AI Article Synopsis

  • Preparative lymphodepletion, which temporarily reduces the immune system, may help enhance the effectiveness of T-cell therapy, but its necessity for TCR-engineered T-cell therapy is still uncertain.
  • A clinical trial was conducted with 10 patients suffering from recurrent esophageal cancer who received TCR gene-engineered T-cell transfers without any lymphocyte-depleting treatments or IL2 administration.
  • The results revealed that while some TCR-transduced cells persisted in the patients for extended periods, most showed tumor progression, indicating that T-cell persistence doesn’t always correlate with tumor regression and that other factors might influence treatment outcomes.

Article Abstract

Purpose: Preparative lymphodepletion, the temporal ablation of the immune system, has been reported to promote persistence of transferred cells along with increased rates of tumor regression in patients treated with adoptive T-cell therapy. However, it remains unclear whether lymphodepletion is indispensable for immunotherapy with T-cell receptor (TCR) gene-engineered T cells.

Experimental Design: We conducted a first-in-man clinical trial of TCR gene-transduced T-cell transfer in patients with recurrent MAGE-A4-expressing esophageal cancer. The patients were given sequential MAGE-A4 peptide vaccinations. The regimen included neither lymphocyte-depleting conditioning nor administration of IL2. Ten patients, divided into 3 dose cohorts, received T-cell transfer.

Results: TCR-transduced cells were detected in the peripheral blood for 1 month at levels proportional to the dose administered, and in 5 patients they persisted for more than 5 months. The persisting cells maintained ex vivo antigen-specific tumor reactivity. Despite the long persistence of the transferred T cells, 7 patients exhibited tumor progression within 2 months after the treatment.
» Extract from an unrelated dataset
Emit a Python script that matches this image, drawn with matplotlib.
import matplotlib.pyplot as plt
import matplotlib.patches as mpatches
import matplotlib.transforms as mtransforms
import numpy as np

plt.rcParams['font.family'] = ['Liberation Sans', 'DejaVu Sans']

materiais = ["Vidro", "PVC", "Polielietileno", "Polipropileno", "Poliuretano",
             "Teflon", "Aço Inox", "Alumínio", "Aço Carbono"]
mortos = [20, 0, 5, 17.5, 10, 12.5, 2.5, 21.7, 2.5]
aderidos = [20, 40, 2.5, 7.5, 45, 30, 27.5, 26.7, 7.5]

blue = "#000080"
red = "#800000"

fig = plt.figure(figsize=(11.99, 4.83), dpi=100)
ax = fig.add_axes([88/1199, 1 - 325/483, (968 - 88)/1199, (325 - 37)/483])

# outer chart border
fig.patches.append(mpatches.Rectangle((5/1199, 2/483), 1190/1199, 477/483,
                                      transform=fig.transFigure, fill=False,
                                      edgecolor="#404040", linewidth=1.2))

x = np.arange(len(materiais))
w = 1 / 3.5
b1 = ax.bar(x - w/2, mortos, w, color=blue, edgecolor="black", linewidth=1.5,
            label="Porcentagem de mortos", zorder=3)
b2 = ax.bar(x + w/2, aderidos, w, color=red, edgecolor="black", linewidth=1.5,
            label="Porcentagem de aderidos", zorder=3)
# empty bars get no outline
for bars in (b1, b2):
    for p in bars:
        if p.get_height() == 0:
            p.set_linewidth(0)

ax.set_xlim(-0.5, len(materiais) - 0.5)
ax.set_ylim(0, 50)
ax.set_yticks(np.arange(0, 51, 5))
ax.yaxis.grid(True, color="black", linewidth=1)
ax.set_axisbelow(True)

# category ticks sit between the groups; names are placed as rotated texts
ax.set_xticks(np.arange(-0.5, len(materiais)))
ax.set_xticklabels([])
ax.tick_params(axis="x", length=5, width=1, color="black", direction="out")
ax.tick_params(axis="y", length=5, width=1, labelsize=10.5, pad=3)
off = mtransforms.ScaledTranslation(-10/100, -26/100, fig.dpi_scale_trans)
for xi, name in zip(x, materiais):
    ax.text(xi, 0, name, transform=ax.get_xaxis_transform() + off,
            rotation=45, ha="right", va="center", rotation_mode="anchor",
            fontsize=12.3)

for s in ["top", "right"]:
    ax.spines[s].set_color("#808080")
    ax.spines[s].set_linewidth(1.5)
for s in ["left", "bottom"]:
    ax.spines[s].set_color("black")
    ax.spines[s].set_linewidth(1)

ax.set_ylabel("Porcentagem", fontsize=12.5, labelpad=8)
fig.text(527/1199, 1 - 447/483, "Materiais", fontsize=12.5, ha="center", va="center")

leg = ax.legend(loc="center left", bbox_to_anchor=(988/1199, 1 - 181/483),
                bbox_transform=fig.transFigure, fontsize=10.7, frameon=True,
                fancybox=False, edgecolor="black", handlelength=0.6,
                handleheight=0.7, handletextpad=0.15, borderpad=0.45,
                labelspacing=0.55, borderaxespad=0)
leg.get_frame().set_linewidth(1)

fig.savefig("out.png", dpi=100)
Three patients who had minimal tumor lesions at baseline survived for more than 27 months.

Conclusions: These results suggest that TCR-engineered T cells created by relatively short-duration in vitro culture of polyclonal lymphocytes in peripheral blood retained the capacity to survive in a host. The discordance between T-cell survival and tumor regression suggests that multiple mechanisms underlie the benefits of preparative lymphodepletion in adoptive T-cell therapy.